Les efforts de politique extérieure doivent avancer afin de mettre en place le plus rapidement possible un accord sur le marché de l'électricité avec l'UE. Il s'agit d'une étape importante pour garantir l'intégration dans le marché de l'électricité de l'UE à long terme et assurer ainsi la stabilité du réseau ainsi que le commerce d'électricité, qui est essentiel pour la Suisse.

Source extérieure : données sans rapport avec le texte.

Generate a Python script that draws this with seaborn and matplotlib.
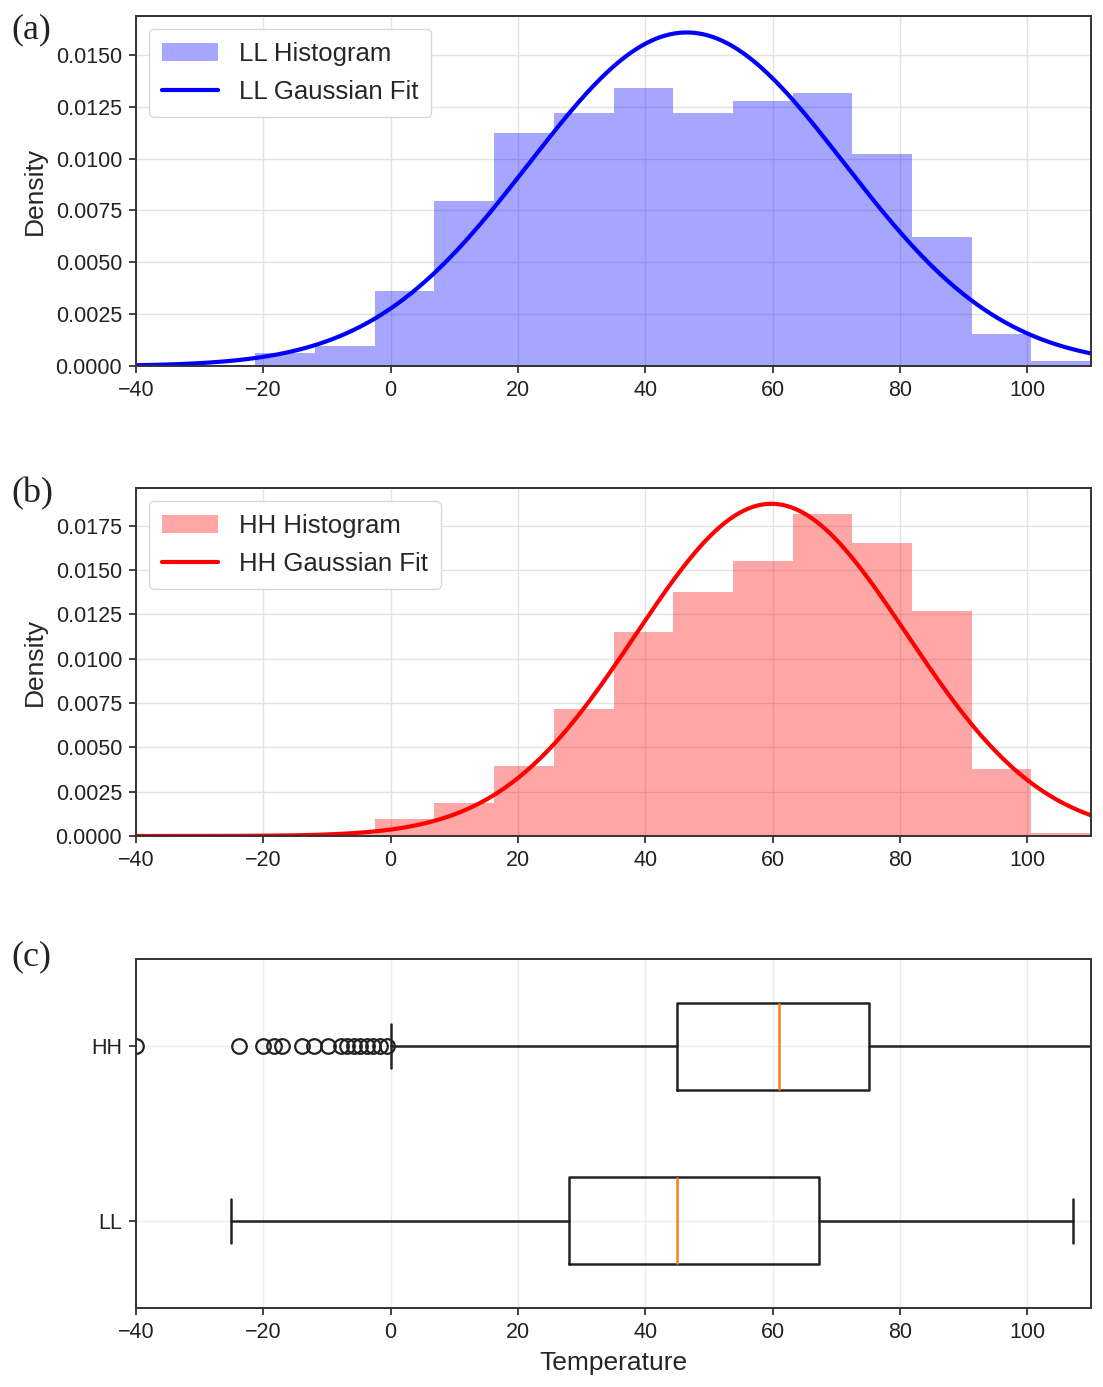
import numpy as np
import pandas as pd
import seaborn as sns
import matplotlib.pyplot as plt
from matplotlib.ticker import FormatStrFormatter, MultipleLocator

# shared histogram bins (16 bins from -40 to 110)
bin_edges = list(np.linspace(-40, 110, 17))

# LL histogram densities, one per bin
ll_density = [0.0, 0.00002, 0.00063, 0.00098, 0.00362, 0.00797, 0.01124, 0.01222,
              0.01341, 0.01222, 0.01278, 0.01315, 0.01024, 0.0062, 0.00155, 0.00024]
# HH histogram densities
hh_density = [0.00002, 0.00002, 0.00004, 0.00012, 0.00094, 0.00184, 0.00396, 0.00715,
              0.0115, 0.01376, 0.0155, 0.01817, 0.01654, 0.01271, 0.00379, 0.00015]

# gaussian fit parameters (mean, std)
ll_mu, ll_sigma = 46.5, 24.8
hh_mu, hh_sigma = 59.8, 21.3

# boxplot summaries
ll_box = dict(med=45.0, q1=28.0, q3=67.2, whislo=-25.0, whishi=107.1, fliers=[])
hh_box = dict(med=61.0, q1=45.0, q3=75.1, whislo=0.0, whishi=110.0,
              fliers=[-40.0, -23.9, -20.0, -18.4, -17.1, -13.9, -12.0, -9.9,
                      -7.8, -6.9, -5.8, -4.8, -3.7, -2.7, -1.6, -0.6])
box_labels = ["LL", "HH"]

sns.set_style("ticks")
plt.rcParams['font.family'] = ['Liberation Sans', 'DejaVu Sans']

fig = plt.figure(figsize=(11.03, 13.87), dpi=100)
W, H = 1103, 1387


def add_ax(top, bottom, left=136, right=1091):
    return fig.add_axes([left / W, 1 - bottom / H, (right - left) / W, (bottom - top) / H])


def style_ax(ax):
    ax.grid(True, color='#e3e3e3', lw=1.0)
    ax.set_axisbelow(True)
    for s in ax.spines.values():
        s.set_color('#333333')
        s.set_linewidth(1.4)
    ax.tick_params(labelsize=15.5, colors='#333333', labelcolor='#222222',
                   length=5, width=1.3, direction='out', pad=5)


def hist_panel(ax, dens, mu, sigma, color, name, ytop):
    centers = [(a + b) / 2 for a, b in zip(bin_edges[:-1], bin_edges[1:])]
    df = pd.DataFrame({'x': centers, 'w': dens})
    sns.histplot(data=df, x='x', weights='w', bins=bin_edges, stat='count',
                 color=color, alpha=0.35, linewidth=0, ax=ax,
                 label=f"{name} Histogram")
    xs = np.linspace(-40, 110, 400)
    pdf = np.exp(-(xs - mu) ** 2 / (2 * sigma ** 2)) / (sigma * np.sqrt(2 * np.pi))
    sns.lineplot(x=xs, y=pdf, color=color, lw=3, ax=ax, label=f"{name} Gaussian Fit")
    ax.set_xlim(-40, 110)
    ax.set_ylim(0, ytop)
    ax.yaxis.set_major_locator(MultipleLocator(0.0025))
    ax.yaxis.set_major_formatter(FormatStrFormatter('%.4f'))
    ax.xaxis.set_major_locator(MultipleLocator(20))
    ax.set_ylabel('Density', fontsize=19, labelpad=6)
    ax.set_xlabel('')
    style_ax(ax)
    handles, labels = ax.get_legend_handles_labels()
    order = [labels.index(f"{name} Histogram"), labels.index(f"{name} Gaussian Fit")]
    leg = ax.legend([handles[i] for i in order], [labels[i] for i in order],
                    loc='upper left', fontsize=18.5, frameon=True, fancybox=True,
                    framealpha=1, edgecolor='#d8d8d8', handlelength=2.2,
                    borderpad=0.5, labelspacing=0.55, borderaxespad=0.5)
    leg.get_frame().set_linewidth(1.0)


ax_a = add_ax(16, 366)
hist_panel(ax_a, ll_density, ll_mu, ll_sigma, 'blue', 'LL', 0.01688)

ax_b = add_ax(488, 836)
hist_panel(ax_b, hh_density, hh_mu, hh_sigma, 'red', 'HH', 0.01962)

ax_c = add_ax(959, 1308)
stats = []
for lab, b in zip(box_labels, [ll_box, hh_box]):
    d = dict(b)
    d['label'] = lab
    stats.append(d)
ax_c.bxp(stats, positions=[1, 2], widths=0.5, orientation='horizontal',
         boxprops=dict(color='#222222', lw=1.8),
         whiskerprops=dict(color='#222222', lw=1.8),
         capprops=dict(color='#222222', lw=1.8),
         medianprops=dict(color='#ff7f0e', lw=1.8),
         flierprops=dict(marker='o', mfc='none', mec='#222222', ms=10.5, mew=1.6))
ax_c.set_xlim(-40, 110)
ax_c.set_ylim(0.5, 2.5)
ax_c.xaxis.set_major_locator(MultipleLocator(20))
ax_c.set_xlabel('Temperature', fontsize=19, labelpad=6)
style_ax(ax_c)
ax_c.grid(True, color='#ececec', lw=1.0)

for txt, y in [('(a)', 30), ('(b)', 494), ('(c)', 957)]:
    fig.text(11 / W, 1 - y / H, txt, fontsize=26, family='Liberation Serif',
             va='center', ha='left', color='#222222')

fig.savefig('out.png', dpi=100)
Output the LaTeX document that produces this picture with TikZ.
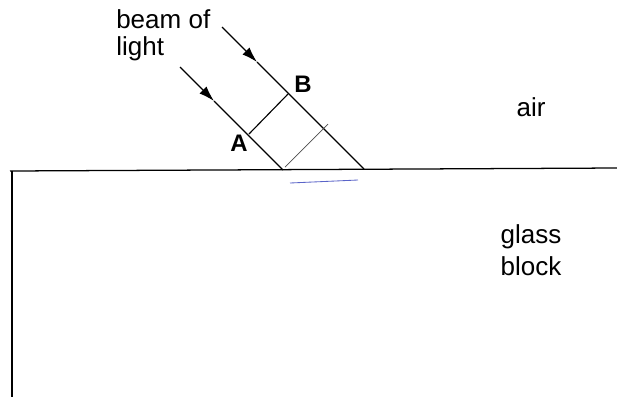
\documentclass[tikz,border=0pt]{standalone}
\usepackage{fontspec}
\setmainfont{Liberation Sans}
\usetikzlibrary{arrows.meta,positioning}
\definecolor{penblue}{RGB}{90,100,200}

\begin{document}
\begin{tikzpicture}[x=0.025cm, y=-0.025cm,
  ray/.style={line width=0.8pt},
  front/.style={line width=0.5pt, black!70},
  lbl/.style={font=\fontsize{18.5}{19.5}\selectfont, align=left, inner sep=0pt},
  pt/.style={font=\fontsize{17}{19}\selectfont\bfseries, inner sep=0pt},
]
\useasboundingbox (0,0) rectangle (617,397);
% glass block
\coordinate (sl) at (10,171);
\coordinate (sr) at (617,168);
\coordinate (bl) at (12,397);
\draw[line width=0.9pt] (sl) -- (sr);
\draw[line width=0.9pt] (12,171) -- (bl);
% rays
\coordinate (a0) at (180,67);
\coordinate (am) at (214,101);
\coordinate (a1) at (283,170);
\coordinate (b0) at (222,27);
\coordinate (bm) at (257,62);
\coordinate (b1) at (364,169);
\draw[ray, -{Latex[length=11pt,width=7pt]}] (a0) -- (am);
\draw[ray] (am) -- (a1);
\draw[ray, -{Latex[length=11pt,width=7pt]}] (b0) -- (bm);
\draw[ray] (bm) -- (b1);
% wavefronts
\coordinate (wa) at (249,134);
\coordinate (wb) at (288,94);
\draw[ray] (wa) -- (wb);
\coordinate (wc) at (285,167);
\coordinate (wd) at (328,124);
\draw[front] (wc) -- (wd);
% pen mark
\coordinate (p0) at (290,183);
\coordinate (p1) at (358,180);
\draw[penblue, line width=0.6pt] (p0) -- (p1);
% labels
\node[lbl, anchor=north west] (beam) at (116,9) {beam of\\light};
\node[pt] (A) at (239,143) {A};
\node[pt] (B) at (303,84) {B};
\node[lbl] (air) at (531,107) {air};
\node[lbl, align=center, font=\fontsize{18.5}{23}\selectfont] (glass) at (531,250) {glass\\block};
\end{tikzpicture}
\end{document}
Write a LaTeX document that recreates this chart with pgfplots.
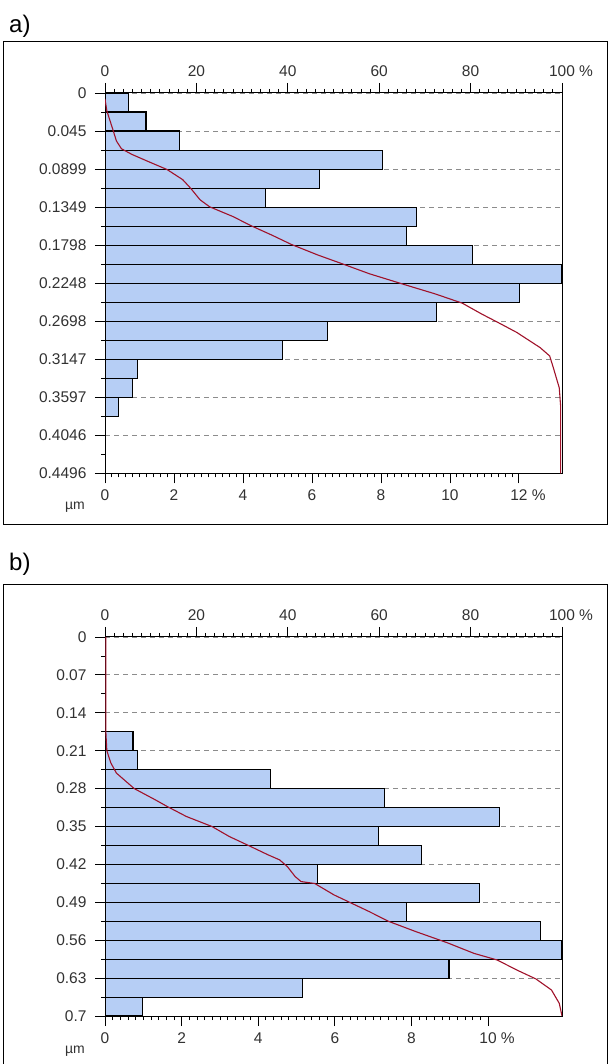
\documentclass[border=0pt]{standalone}
\usepackage{pgfplots}
\pgfplotsset{compat=1.18}
\usepackage{fontspec}
\setmainfont{Liberation Sans}
\definecolor{barblue}{RGB}{182,206,245}
\definecolor{curvered}{RGB}{160,18,42}
\definecolor{txt}{RGB}{50,50,50}

\pgfplotsset{
  hist/.style={
    scale only axis, width=457pt,
    ymin=0, y dir=reverse,
    tick align=outside,
    major tick length=10pt, minor tick length=4pt,
    every tick/.style={black, line width=0.8pt},
    axis line style={black, line width=1pt},
    tick label style={font=\fontsize{15.5}{15.5}\selectfont, text=txt},
    xticklabel shift=3pt, yticklabel shift=5pt,
    xtick pos=bottom, ytick pos=left,
    minor x tick num=9, minor y tick num=1,
    ymajorgrids,
    major y grid style={gray!90, dash pattern=on 5pt off 4pt, line width=0.9pt},
  },
  cum/.style={
    scale only axis, width=457pt,
    ymin=0, y dir=reverse,
    xmin=0, xmax=100,
    tick align=outside,
    major tick length=10pt, minor tick length=4pt,
    every tick/.style={black, line width=0.8pt},
    axis line style={black, line width=1pt},
    tick label style={font=\fontsize{15.5}{15.5}\selectfont, text=txt},
    xticklabel shift=3pt,
    xtick pos=top, ytick=\empty,
    xtick={0,20,40,60,80,100},
    xticklabels={0,20,40,60,80,{100\rlap{ \%}}},
    minor x tick num=9,
  },
}

\begin{document}
\begin{tikzpicture}
\useasboundingbox (0pt,0pt) rectangle (609pt,1064pt);

% ---------------- panel a ----------------
\node[anchor=base west, inner sep=0pt, font=\fontsize{24}{24}\selectfont] at (9pt,1031pt) {a)};
\draw[line width=1pt] (3.5pt,1022pt) rectangle (607.5pt,539.5pt);

\begin{axis}[hist, at={(105pt,590.5pt)}, anchor=south west, height=380.5pt,
  xmin=0, xmax=13.25, ymax=0.4496,
  xtick={0,2,4,6,8,10,12},
  xticklabels={0,2,4,6,8,10,{12\rlap{ \%}}},
  ytick={0,0.04496,0.08992,0.13488,0.17984,0.2248,0.26976,0.31472,0.35968,0.40464,0.4496},
  yticklabels={0,0.045,0.0899,0.1349,0.1798,0.2248,0.2698,0.3147,0.3597,0.4046,0.4496},
]
\addplot[xbar interval, fill=barblue, draw=black, line width=1.1pt] coordinates {
(0.68,0) (1.19,0.02248) (2.17,0.04496) (8.05,0.06744) (6.22,0.08992)
(4.65,0.1124) (9.03,0.13488) (8.74,0.15736) (10.65,0.17984) (13.25,0.20232)
(12.03,0.2248) (9.62,0.24728) (6.45,0.26976) (5.15,0.29224) (0.93,0.31472)
(0.80,0.3372) (0.39,0.35968) (0,0.38216) (0,0.40464) (0,0.42712) (0,0.4496)
};
\end{axis}
\begin{axis}[cum, at={(105pt,590.5pt)}, anchor=south west, height=380.5pt, ymax=0.4496]
\addplot[curvered, line width=1.1pt, no marks] coordinates {
(0,0.0071) (0.4,0.021) (1.7,0.0429) (2.5,0.0567) (3.6,0.0659) (5.9,0.0726)
(9.3,0.0806) (13.6,0.0905) (17.0,0.1024) (18.7,0.1123) (20.8,0.1262)
(22.9,0.1345) (28.0,0.146) (31.9,0.1567) (36.5,0.1679) (40.8,0.179)
(46.7,0.1917) (51.8,0.2016) (57.8,0.2135) (65.4,0.2262) (72.2,0.2373)
(78.2,0.2484) (82.4,0.2611) (85.8,0.2706) (90.1,0.2829) (91.8,0.2889)
(95.2,0.3008) (97.3,0.3107) (98.1,0.3246) (99.4,0.3484) (99.7,0.37) (99.7,0.4496)
};
\end{axis}
\node[font=\fontsize{14}{14}\selectfont, text=txt] at (75pt,557pt) {µm};

% ---------------- panel b ----------------
\node[anchor=base west, inner sep=0pt, font=\fontsize{24}{24}\selectfont] at (9pt,493pt) {b)};
\draw[line width=1pt] (3.5pt,-2pt) -- (3.5pt,479pt) -- (607.5pt,479pt) -- (607.5pt,-2pt);

\begin{axis}[hist, at={(105pt,48pt)}, anchor=south west, height=379pt,
  xmin=0, xmax=11.93, ymax=0.7,
  xtick={0,2,4,6,8,10},
  xticklabels={0,2,4,6,8,{10\rlap{ \%}}},
  ytick={0,0.07,0.14,0.21,0.28,0.35,0.42,0.49,0.56,0.63,0.7},
  yticklabels={0,0.07,0.14,0.21,0.28,0.35,0.42,0.49,0.56,0.63,0.7},
]
\addplot[xbar interval, fill=barblue, draw=black, line width=1.1pt] coordinates {
(0,0) (0,0.035) (0,0.07) (0,0.105) (0,0.14)
(0.73,0.175) (0.84,0.21) (4.33,0.245) (7.29,0.28) (10.30,0.315)
(7.14,0.35) (8.26,0.385) (5.55,0.42) (9.78,0.455) (7.86,0.49)
(11.37,0.525) (11.93,0.56) (8.98,0.595) (5.16,0.63) (0.98,0.665) (0,0.7)
};
\end{axis}
\begin{axis}[cum, at={(105pt,48pt)}, anchor=south west, height=379pt, ymax=0.7]
\addplot[curvered, line width=1.1pt, no marks] coordinates {
(0.2,0) (0.2,0.1775) (0.4,0.21) (1.3,0.233) (2.5,0.2514) (6.4,0.28)
(11.0,0.3007) (13.6,0.313) (17.8,0.3315) (23.4,0.35) (27.2,0.3685)
(31.4,0.3851) (35.7,0.4024) (38.2,0.4116) (39.9,0.424) (41.6,0.4424)
(42.9,0.4517) (45.9,0.4553) (50.1,0.4763) (53.5,0.4899) (57.8,0.5071)
(62.0,0.525) (68.0,0.5441) (74.8,0.5644) (80.7,0.5842) (85.8,0.5965)
(90.1,0.615) (94.3,0.6316) (97.7,0.652) (99.4,0.6766) (100,0.7)
};
\end{axis}
\node[font=\fontsize{14}{14}\selectfont, text=txt] at (75pt,13pt) {µm};
\end{tikzpicture}
\end{document}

Investir dans la recherche et l'innovation

Outre les efforts de régulation en faveur de l'approvisionnement en électricité, il faut investir davantage dans la recherche et le développement, nécessaires à cet effet. Cela joue un rôle primordial pour mettre en pratique les connaissances disponibles dans les hautes écoles techniques et contribuer ainsi à long terme à une solution aussi efficace que possible pour notre sécurité d'approvisionnement en électricité. Il convient également de promouvoir la recherche dans le domaine de la technologie « Power-to-X ». La recherche et le développement dans les domaines de l’utilisation de l’énergie résiduelle des barres de combustibles, de l’élimination des déchets et des nouvelles technologies nucléaires doivent également être encouragés. Il convient également de mettre l'accent sur la problématique de l'électricité en hiver (stockage, sources d'énergie alternatives, etc.). La neutralité technologique est une condition essentielle à cet égard.